Jakarta – Dalam penelitian terbaru dari Cambridge Centre for Alternative Finance (CCAF), Amerika Utara sekarang menyumbang 82,5% dari kekuatan penambangan Bitcoin global.
Laporan tersebut diambil dari tanggapan survei dari 49 perusahaan pertambangan yang beroperasi di 23 negara, yang menyumbang hampir setengah dari hashrate jaringan Bitcoin.
Dikutip dari cryptopotato, Kamis (1/5/2025), studi tersebut menyoroti peningkatan penggunaan energi berkelanjutan, dengan 52,4% penambang Bitcoin sekarang mengandalkan energi terbarukan, naik dari 37,6% pada 2022.
Di sisi lain, konsumsi listrik tahunan jaringan meningkat sebesar 17% menjadi 138 TWh, sekitar 0,54% dari penggunaan listrik global. Peningkatan ini terjadi meskipun ada peningkatan efisiensi peralatan pertambangan sebesar 24%, yang diperkirakan mencapai 28,2 joule per terahash (J/TH) pada pertengahan 2024.
Listrik tetap menjadi biaya operasional yang dominan bagi penambang, yang mencakup lebih dari 80% dari biaya berbasis tunai, dengan tarif rata-rata dilaporkan sebesar USD 45 per MWh.

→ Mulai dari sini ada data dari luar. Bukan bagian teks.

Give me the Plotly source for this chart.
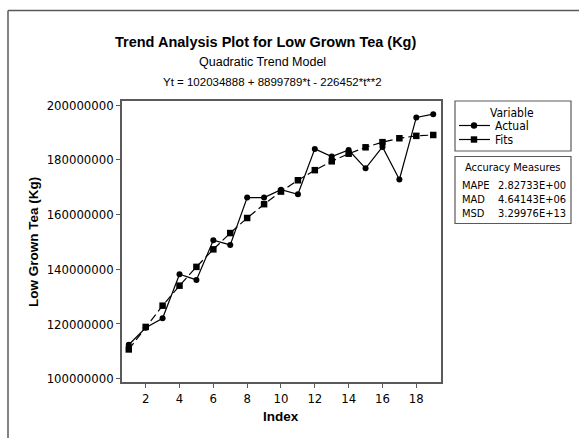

Emisi gas rumah kaca industri kripto diperkirakan mencapai 39,8 juta metrik ton CO₂ setiap tahun, sekitar 0,08% dari emisi global.
Studi tersebut mengatakan angka ini dapat turun menjadi 32,9 juta ton jika gas suar digunakan. Sebanyak 70,8% penambang juga melaporkan penggunaan langkah-langkah mitigasi iklim, seperti pemulihan panas buang dan respons sisi permintaan (DSR), dengan 888 GWh beban berkurang yang dilaporkan pada tahun 2023.
Sementara itu, pasar perangkat keras pertambangan didominasi oleh beberapa perusahaan, dengan Bitmain, produsen ASIC terkemuka, menguasai 82% pasar, sementara pasar firmware lebih bervariasi. Lebih jauh, sekitar 86,9% peralatan yang dinonaktifkan digunakan kembali atau didaur ulang, dengan limbah elektronik terkait pertambangan diperkirakan mencapai 2,3 kiloton untuk tahun 2024.